8The two Irish kids who ran away from home to NYC
Keith Byrne (10) and Noel Murray (13) from Darndale, a tough Dublin suburb, were sneaky enough to escape authorities in three countries back in 1985.
They jumped a commuter train headed to the port of Dún Laoghaire and sneaked onto a ferry bound for Holyhead in Wales. From there, they caught the train to London and connected with a subway train to Heathrow. Once there, they asked a random passenger where his plane was going, and he said, "New York." They told the ticket checker and security their parents were behind them and boarded the Air India plane. “The plane was only half full, so no one came near us,” Keith recalls.
Their journey came to an end when they landed at JFK and asked a cop the way “into town.” They were taken to a police station, where they immediately became celebrities—their exploits made the front page of the New York newspapers. Authorities later took no chances—they were put in a hotel suite with five security guards before being sent home.
9The Russian child who boarded a plane and flew 450 miles without a ticket or ID
Despite being on her own and never flying before, an 11-year-old girl managed to sneak onto a plane without a ticket or ID back in 2016.

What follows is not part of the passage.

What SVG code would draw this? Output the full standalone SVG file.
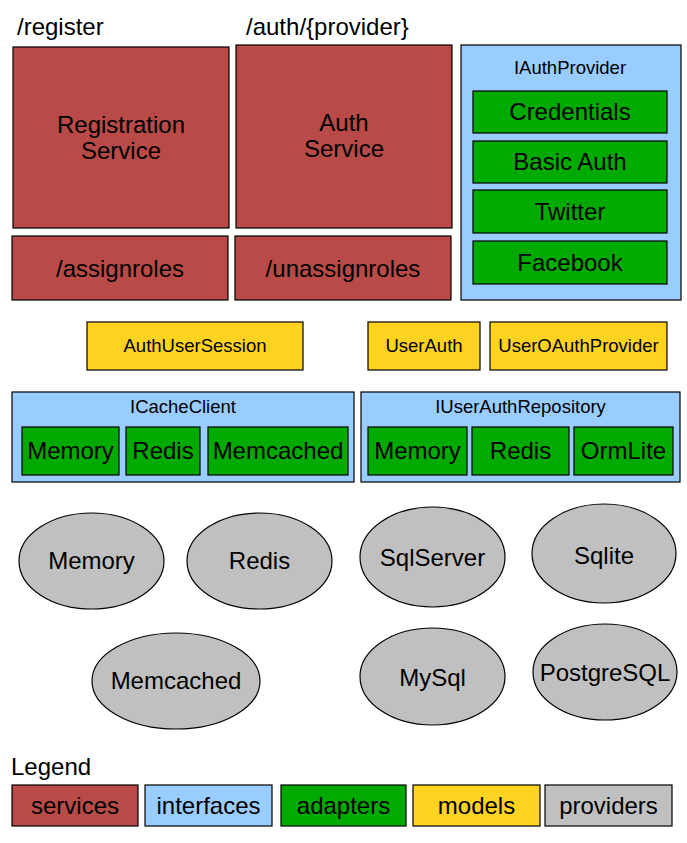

The child mingled with a large airport crowd and made her way onto a Rossiya Airlines flight from Vnukovo, near Moscow to Pulkovo Airport, St Petersburg. She made the 450-mile journey completely alone and was discovered missing when her parents realized she had not come home from school. Airport staff failed to check her ID and assumed she belonged to a large family who was traveling on the plane. Flight attendants also neglected to notice the girl was traveling on her own without ID or a ticket.
The schoolgirl was reportedly curious to see St. Petersburg, but when she landed after the hour-long flight, she decided instead to stay in the arrivals hall. Her panicked parents called her, and she copped to where she was. Airport staff later tracked her down and returned her to her family.